Illustrative run schedule table

Apple daily operational refresh: after Apple daily availability window
Google daily operational refresh: UTC-oriented, with recent-window refresh
Combined daily refresh: after later provider readiness
Monthly finance refresh: after finance-report availability window
Raw report refresh: by provider/report-family period and status

Real app IDs, product IDs, buckets, table names, source paths, source row hashes, task IDs, run IDs, credentials, and customer amounts are intentionally omitted from public examples.

FAQ

What time are Apple Sales and Trends reports available?

Apple says Sales and Trends daily reports are available the following day and that reports are generally available by 8 a.m. Pacific Time. Treat this as a provider-readiness window, not as settlement finality.

What time are Google Play Estimated Sales reports available?

Google Play Estimated Sales reports are generated daily into monthly CSV files, but Google says it can take several days for all new transactions to appear and recommends not depending on a specific update time.

Why refresh recent Google Play days?

Because Google Play transactions and report files can update over several days. A recent-window refresh helps catch late-arriving or newly posted data.

When are Apple financeReports available?

Apple says financial reports for the previous fiscal month’s earnings are available by the first Friday of the current fiscal month.

When are Google Play Earnings reports available?
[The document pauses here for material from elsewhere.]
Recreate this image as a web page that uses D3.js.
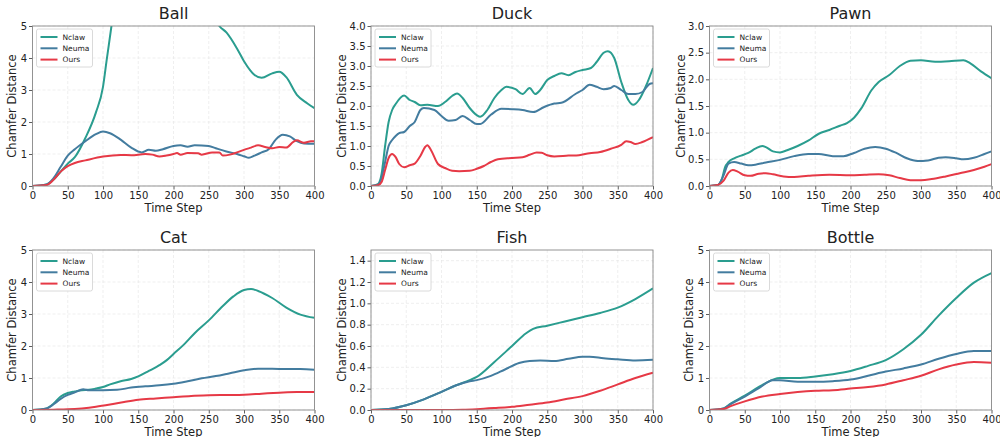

Google describes Earnings reports as generated near the beginning of the month. They are not daily Estimated Sales.

Does report availability mean the data is final?

No. A report can be useful before it is finance-final, and daily operational reporting is different from monthly platform finance reporting.

Are missing provider reports zero revenue?

No. Missing reports can mean provider-late data, unavailable periods, source permission issues, setup problems, or destination write failures. Missing does not mean zero.

How does Netice schedule daily Apple and Google refreshes?

Netice uses provider-aware scheduling and refreshes recent windows. Apple-aware tasks use Apple report-readiness timing, Google-only tasks use UTC-oriented timing, and combined Apple + Google tasks use a later readiness window. Recent windows can still be refreshed or followed up when provider data arrives late.

Is Daily App Sales the same as Finance Unified?

No. Daily App Sales is operational daily analytics. Finance Unified is monthly platform finance output where configured. They use different source families and timing models.

Can raw reports solve report timing issues?

Raw reports preserve provider-native files and status metadata, but they do not normalize schema, apply report currency, or turn missing provider reports into zero revenue.

Build refreshes around provider reality

Netice is designed around the reality that Apple and Google Play reports arrive on different schedules, use different report families, and need safe refresh behavior. The point is not just moving files; it is preserving the timing, source and finance boundaries that make app revenue data usable.